I began asking around to some relatively close friends who knew me better than I knew myself sometimes. The main question was this: "am I really the heartbreaker?" One of them, who will remain nameless, she hit me with something I'd never really thought of. In addition to being known as "Heartbreak Jay" to some, she broke down the song even more. Even though, on the surface, "Heartbreaker" was about this whole clusterfuck of a situation with Dezeray, it was more so a projection of my own feelings. These feelings were placed onto someone, in a scapegoat-like manner, to escape some of the blame of me being a heartbreaker myself. The "heartbreak" in question, of course, is my failed (but later reconciled) relationship with Raquel that coincided with the release of the song and my first album RAQUEL RELOADED. She mentioned that "regardless of who you loved, who you cared about, even who you had sex with, it'd all be for naught. Because as long as there's a sliver of a chance of a reconciliation between you and Raquel, no one else would ultimately matter."

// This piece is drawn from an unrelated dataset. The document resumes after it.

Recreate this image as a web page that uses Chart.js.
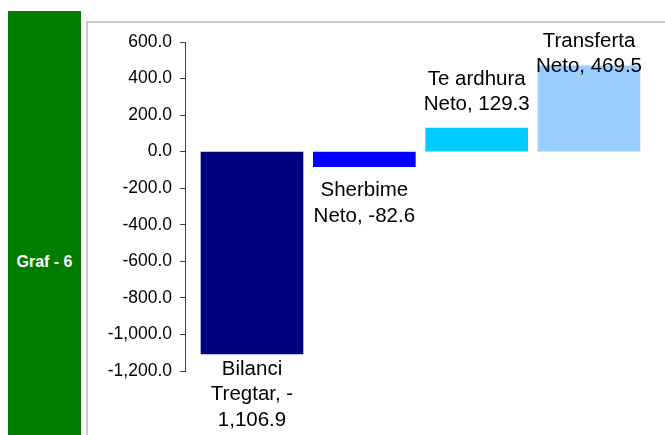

Essentially, I would be, should I decide to leave Raquel and see even an inkling of emotion towards her (or vice versa) destined to be a heartbreaker of sorts. A person who couldn't love anyone as much as they did me, unless their name was Raquel. This ultimately led to a lot of people falling for me, because of my nature, and ultimately hating me (because of, well, my nature). I'm not saying it's right, but these things happen. True told me something along these lines.

These sorts of things happen especially when you become "bound 2" someone (no Yeezus) and the bond still exists, even with the fuck shit. And it served as a gateway into another reason why I created this Songs For... Trilogy. Yes, it's therapy for me. And yes, I'm writing my story so others can learn from it. I'm even helping to pave a way for fellow "no-fi" connoisseurs. But, in some ways, the first album was meant to be that attempt to see past Raquel, my son's mother. At the end of the first album, my fears and failures eventually attempted to swallow me whole. This, of course, set up the second album, Songs For..., and its story of rebirth and redemption, even reconciliation with Raquel and trying to get things back in order. However, as these things go, the path was quite bumpy (which is spoken on in some ways in Death of the King's early songs).

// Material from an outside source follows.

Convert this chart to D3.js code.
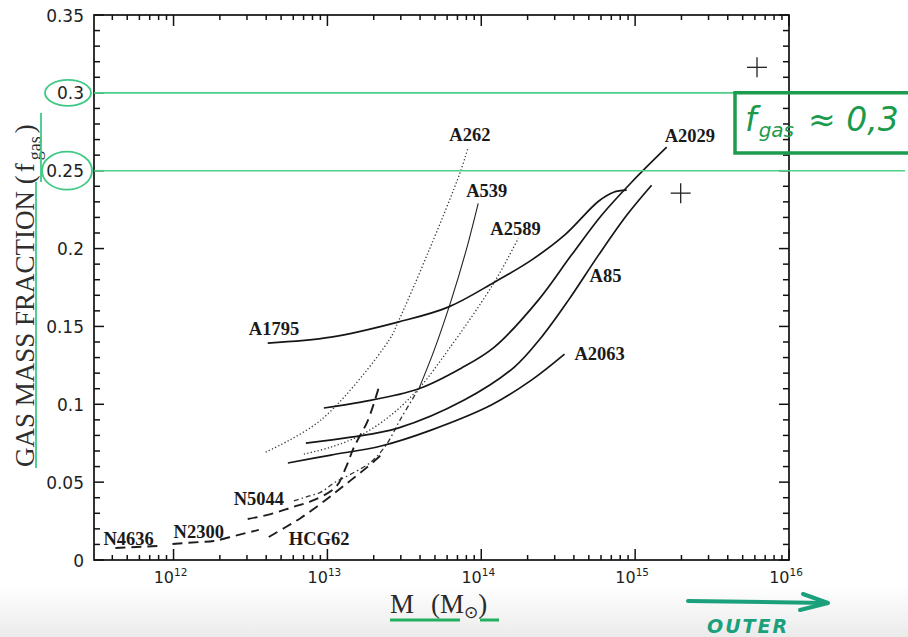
<!DOCTYPE html>
<html>
<head>
<meta charset="utf-8">
<script src="https://cdn.jsdelivr.net/npm/d3@7"></script>
<style>
  html, body { margin: 0; padding: 0; background: #fff; }
  svg { display: block; }
</style>
</head>
<body>
<svg id="chart" width="908" height="637"></svg>
<script>
// Gas mass fraction profiles, points are [log10 M (Msun), f_gas]
const n4636 = [[11.622, 0.0077], [11.896, 0.0090]];
const n2300 = [[11.993, 0.0103], [12.176, 0.0116], [12.261, 0.0122], [12.417, 0.0160], [12.554, 0.0193]];
const n5044 = [[12.482, 0.0263], [12.632, 0.0295], [12.775, 0.0340], [12.899, 0.0379], [13.055, 0.0469],
               [13.121, 0.0597], [13.173, 0.0725], [13.264, 0.0899], [13.342, 0.1136]];
const hcg62 = [[12.619, 0.0148], [12.730, 0.0212], [12.827, 0.0270], [12.945, 0.0353], [13.055, 0.0436],
               [13.153, 0.0513], [13.251, 0.0590], [13.349, 0.0674]];
const a262 = [[12.599, 0.0693], [12.958, 0.0899], [13.401, 0.1412], [13.459, 0.1528], [13.661, 0.1990],
              [13.863, 0.2490], [13.915, 0.2651]];
const a539 = [[13.596, 0.1104], [13.694, 0.1348], [13.805, 0.1669], [13.902, 0.1990], [13.980, 0.2291]];
const a539Inner = [[12.782, 0.0379], [12.860, 0.0404], [12.958, 0.0436], [13.042, 0.0494], [13.153, 0.0552],
                   [13.283, 0.0629], [13.381, 0.0738], [13.479, 0.0911], [13.596, 0.1104]];
const a2589 = [[12.847, 0.0680], [13.023, 0.0725], [13.218, 0.0802], [13.414, 0.0931], [13.596, 0.1104],
               [13.785, 0.1348], [14.085, 0.1784], [14.241, 0.2067]];
const a1795 = [[12.612, 0.1393], [13.023, 0.1431], [13.459, 0.1528], [13.785, 0.1624], [14.085, 0.1784],
               [14.326, 0.1926], [14.541, 0.2086], [14.762, 0.2304], [14.860, 0.2362], [14.945, 0.2375]];
const a2029 = [[12.977, 0.0976], [13.218, 0.1014], [13.590, 0.1098], [13.870, 0.1232], [14.085, 0.1367],
               [14.371, 0.1669], [14.586, 0.1958], [14.782, 0.2214], [14.977, 0.2426], [15.205, 0.2651]];
const a85 = [[12.860, 0.0751], [13.153, 0.0789], [13.459, 0.0847], [13.889, 0.1027], [14.215, 0.1239],
             [14.391, 0.1431], [14.567, 0.1669], [14.762, 0.1958], [14.945, 0.2214], [15.107, 0.2407]];
const a2063 = [[12.743, 0.0623], [13.023, 0.0674], [13.349, 0.0732], [13.674, 0.0834], [14.065, 0.0995],
               [14.326, 0.1155], [14.541, 0.1322]];

// Single reference points marked with crosses
const crossPoints = [[15.792, 0.3164], [15.296, 0.2356]];

// Object names with the [log10 M, f_gas] where each name starts
const objectLabels = [
  { name: "A262",  at: [13.792, 0.2689] },
  { name: "A539",  at: [13.902, 0.2330] },
  { name: "A2589", at: [14.059, 0.2086] },
  { name: "A2029", at: [15.192, 0.2683] },
  { name: "A85",   at: [14.704, 0.1784] },
  { name: "A1795", at: [12.489, 0.1444] },
  { name: "A2063", at: [14.606, 0.1284] },
  { name: "N5044", at: [12.391, 0.0353] },
  { name: "HCG62", at: [12.749, 0.0096] },
  { name: "N2300", at: [12.000, 0.0141] },
  { name: "N4636", at: [11.544, 0.0096] }
];

// Axis ticks
const xMajor = [1e12, 1e13, 1e14, 1e15, 1e16];
const xMajorExp = ["12", "13", "14", "15", "16"];
const yMajor = [0, 0.05, 0.1, 0.15, 0.2, 0.25, 0.3, 0.35];
const yMajorLabels = ["0", "0.05", "0.1", "0.15", "0.2", "0.25", "0.3", "0.35"];
const highlightF = [0.3, 0.25];

const series = [
  { name: "N4636", kind: "dashed", pts: n4636 },
  { name: "N2300", kind: "dashed", pts: n2300 },
  { name: "N5044", kind: "dashed", pts: n5044 },
  { name: "HCG62", kind: "dashed", pts: hcg62 },
  { name: "A262",  kind: "dotted", pts: a262 },
  { name: "A539",  kind: "thin",   pts: a539 },
  { name: "A539i", kind: "dashdot", pts: a539Inner },
  { name: "A2589", kind: "dotted", pts: a2589 },
  { name: "A1795", kind: "solid",  pts: a1795 },
  { name: "A2029", kind: "solid",  pts: a2029 },
  { name: "A85",   kind: "solid",  pts: a85 },
  { name: "A2063", kind: "solid",  pts: a2063 }
];

const lineStyles = {
  solid:   { stroke: "#161616", width: 1.7, dash: null },
  thin:    { stroke: "#222",    width: 1.1, dash: null },
  dotted:  { stroke: "#3a3a3a", width: 1.3, dash: "1.3 2.2" },
  dashed:  { stroke: "#1c1c1c", width: 1.9, dash: "10 6" },
  dashdot: { stroke: "#333",    width: 1.3, dash: "5 3 1.5 3" }
};

const svg = d3.select("#chart");
const W = 908, H = 637;
const plotL = 94, plotR = 789, plotT = 15, plotB = 560;

const x = d3.scaleLog().domain([10 ** 11.483, 1e16]).range([plotL, plotR]);
const y = d3.scaleLinear().domain([0, 0.35]).range([plotB, plotT]);

// faint scanner shading along the lower edge
const defs = svg.append("defs");
const grad = defs.append("linearGradient").attr("id", "lowShade").attr("x1", 0).attr("y1", 0).attr("x2", 0).attr("y2", 1);
grad.append("stop").attr("offset", "0%").attr("stop-color", "#ffffff");
grad.append("stop").attr("offset", "100%").attr("stop-color", "#ebebeb");
svg.append("rect").attr("x", 0).attr("y", 585).attr("width", W).attr("height", H - 585).attr("fill", "url(#lowShade)");

// minor x ticks: 2..9 of every decade inside the range
const xMinor = [];
for (let e = 11; e < 16; e++) {
  for (let m = 2; m <= 9; m++) {
    const v = m * 10 ** e;
    if (v > x.domain()[0] && v < 1e16) xMinor.push(v);
  }
}
const yMinor = d3.range(0, 36).map(i => i / 100).filter(v => Math.round(v * 100) % 5 !== 0);

// inward tick marks on all four sides
const tickG = svg.append("g").attr("stroke", "#111").attr("stroke-width", 1.5);
function xTicks(vals, len) {
  tickG.append("g").selectAll("line").data(vals).join("line")
    .attr("x1", d => x(d)).attr("x2", d => x(d)).attr("y1", plotB).attr("y2", plotB - len);
  tickG.append("g").selectAll("line").data(vals).join("line")
    .attr("x1", d => x(d)).attr("x2", d => x(d)).attr("y1", plotT).attr("y2", plotT + len);
}
function yTicks(vals, len) {
  tickG.append("g").selectAll("line").data(vals).join("line")
    .attr("y1", d => y(d)).attr("y2", d => y(d)).attr("x1", plotL).attr("x2", plotL + len);
  tickG.append("g").selectAll("line").data(vals).join("line")
    .attr("y1", d => y(d)).attr("y2", d => y(d)).attr("x1", plotR).attr("x2", plotR - len);
}
xTicks(xMajor, 11);
xTicks(xMinor, 5);
yTicks(yMajor, 10);
yTicks(yMinor, 6);

// y tick labels through the axis generator (its own tick lines hidden)
const yAxisLeft = svg.append("g").attr("transform", `translate(${plotL},0)`)
  .call(d3.axisLeft(y).tickValues(yMajor).tickSize(0).tickPadding(10)
    .tickFormat((d, i) => yMajorLabels[i]));
yAxisLeft.select(".domain").remove();
yAxisLeft.selectAll(".tick line").remove();
yAxisLeft.selectAll(".tick text")
  .attr("font-family", "DejaVu Sans, sans-serif").attr("font-size", 17).attr("fill", "#1e1e1e")
  .attr("dy", "0.36em");

// x tick labels as powers of ten
const xl = svg.append("g").selectAll("text").data(xMajor).join("text")
  .attr("x", d => x(d) - 3).attr("y", 583)
  .attr("text-anchor", "middle")
  .attr("font-family", "DejaVu Sans, sans-serif").attr("font-size", 16).attr("fill", "#1e1e1e");
xl.append("tspan").text("10");
xl.append("tspan").attr("font-size", 10.5).attr("dy", -7).text((d, i) => xMajorExp[i]);

// frame
svg.append("rect").attr("x", plotL).attr("y", plotT).attr("width", plotR - plotL).attr("height", plotB - plotT)
  .attr("fill", "none").attr("stroke", "#111").attr("stroke-width", 1.7);

// profiles
const line = d3.line()
  .x(d => x(10 ** d[0]))
  .y(d => y(d[1]))
  .curve(d3.curveCatmullRom.alpha(0.5));

svg.append("g").selectAll("path").data(series).join("path")
  .attr("d", s => line(s.pts))
  .attr("fill", "none")
  .attr("stroke", s => lineStyles[s.kind].stroke)
  .attr("stroke-width", s => lineStyles[s.kind].width)
  .attr("stroke-dasharray", s => lineStyles[s.kind].dash)
  .attr("stroke-linecap", "butt");

// crosses
const cr = svg.append("g").attr("stroke", "#222").attr("stroke-width", 1.3);
crossPoints.forEach(p => {
  const cx = x(10 ** p[0]), cy = y(p[1]);
  cr.append("line").attr("x1", cx - 10).attr("x2", cx + 10).attr("y1", cy).attr("y2", cy);
  cr.append("line").attr("x1", cx).attr("x2", cx).attr("y1", cy - 10).attr("y2", cy + 10);
});

// object names
svg.append("g").selectAll("text").data(objectLabels).join("text")
  .attr("x", d => x(10 ** d.at[0])).attr("y", d => y(d.at[1]))
  .attr("font-family", "Liberation Serif, Times New Roman, serif")
  .attr("font-weight", "bold").attr("font-size", 18.5).attr("fill", "#1a1a1a")
  .text(d => d.name);

// axis titles
const yTitle = svg.append("text")
  .attr("transform", `translate(34,467) rotate(-90)`)
  .attr("font-family", "Liberation Serif, Times New Roman, serif")
  .attr("font-size", 27).attr("fill", "#2e2e2e");
yTitle.append("tspan").text("GAS MASS FRACTION (");
yTitle.append("tspan").attr("dx", 3).text("f");
yTitle.append("tspan").attr("font-size", 18).attr("dy", 7).attr("dx", 3).text("gas");
yTitle.append("tspan").attr("dy", -7).attr("dx", 3).text(")");

const xTitle = svg.append("text").attr("y", 613)
  .attr("font-family", "Liberation Serif, Times New Roman, serif")
  .attr("font-size", 27).attr("fill", "#2a2a2a");
xTitle.append("tspan").attr("x", 390).text("M");
xTitle.append("tspan").attr("x", 431).text("(M");
xTitle.append("tspan").attr("font-family", "DejaVu Sans, sans-serif").attr("font-size", 17).attr("dy", 5).text("⊙");
xTitle.append("tspan").attr("dy", -5).text(")");

// green pen highlights
const green = "#4fcf8a", darkGreen = "#1b9c4f";
const hl = svg.append("g").attr("fill", "none");
highlightF.forEach(v => {
  hl.append("line").attr("x1", plotL).attr("x2", v === 0.3 ? 735 : 905)
    .attr("y1", y(v)).attr("y2", y(v)).attr("stroke", green).attr("stroke-width", 1.6);
});
hl.append("ellipse").attr("cx", 68).attr("cy", y(0.3)).attr("rx", 23).attr("ry", 13)
  .attr("stroke", "#3fc985").attr("stroke-width", 1.8);
hl.append("ellipse").attr("cx", 67).attr("cy", y(0.25)).attr("rx", 25).attr("ry", 19)
  .attr("stroke", "#3fc985").attr("stroke-width", 1.8);
hl.append("line").attr("x1", 36).attr("x2", 36).attr("y1", 468).attr("y2", 182)
  .attr("stroke", "#3fc985").attr("stroke-width", 1.8);
hl.append("line").attr("x1", 41).attr("x2", 41).attr("y1", 182).attr("y2", 113)
  .attr("stroke", "#3fc985").attr("stroke-width", 1.8);
hl.append("line").attr("x1", 390).attr("x2", 460).attr("y1", 620).attr("y2", 620)
  .attr("stroke", "#22b060").attr("stroke-width", 3);
hl.append("line").attr("x1", 480).attr("x2", 499).attr("y1", 620).attr("y2", 620)
  .attr("stroke", "#22b060").attr("stroke-width", 3);

// boxed note
const boxTop = y(0.3), boxBottom = 153;
hl.append("path")
  .attr("d", `M908,${boxTop} H735 V${boxBottom} H908`)
  .attr("stroke", darkGreen).attr("stroke-width", 3.5);
const note = svg.append("text").attr("x", 745).attr("y", 131)
  .attr("font-family", "DejaVu Sans, sans-serif").attr("font-style", "italic")
  .attr("font-size", 33).attr("fill", "#1c9a4c");
note.append("tspan").text("f");
note.append("tspan").attr("font-size", 20).attr("dy", 6).attr("dx", 2).text("gas");
note.append("tspan").attr("dy", -6).attr("dx", 14).text("≈ 0,3");

// arrow towards larger radii
const arrowColor = "#1aa07a";
hl.append("path").attr("d", "M688,601 L827,603")
  .attr("stroke", arrowColor).attr("stroke-width", 4).attr("stroke-linecap", "round");
hl.append("path").attr("d", "M803,594 L828,603 L800,610")
  .attr("stroke", arrowColor).attr("stroke-width", 4).attr("stroke-linecap", "round").attr("stroke-linejoin", "round");
svg.append("text").attr("x", 707).attr("y", 633)
  .attr("font-family", "DejaVu Sans, sans-serif").attr("font-style", "italic").attr("font-weight", "bold")
  .attr("font-size", 19).attr("letter-spacing", 2).attr("fill", arrowColor).text("OUTER");
</script>
</body>
</html>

How will the journey end? Well, it's still being written (and will be until, you know, I legitimately and actually--not just artistically--die). And, honestly, at the end of the Songs For... Trilogy, listeners are left with a bit of hope for the future of both Speed on the Beat the man and SOTB the "character." I can't spoil all the ending. But, there's less of a feeling...heartbreak this time around.

Death of the King releases on Sunday, August 17th.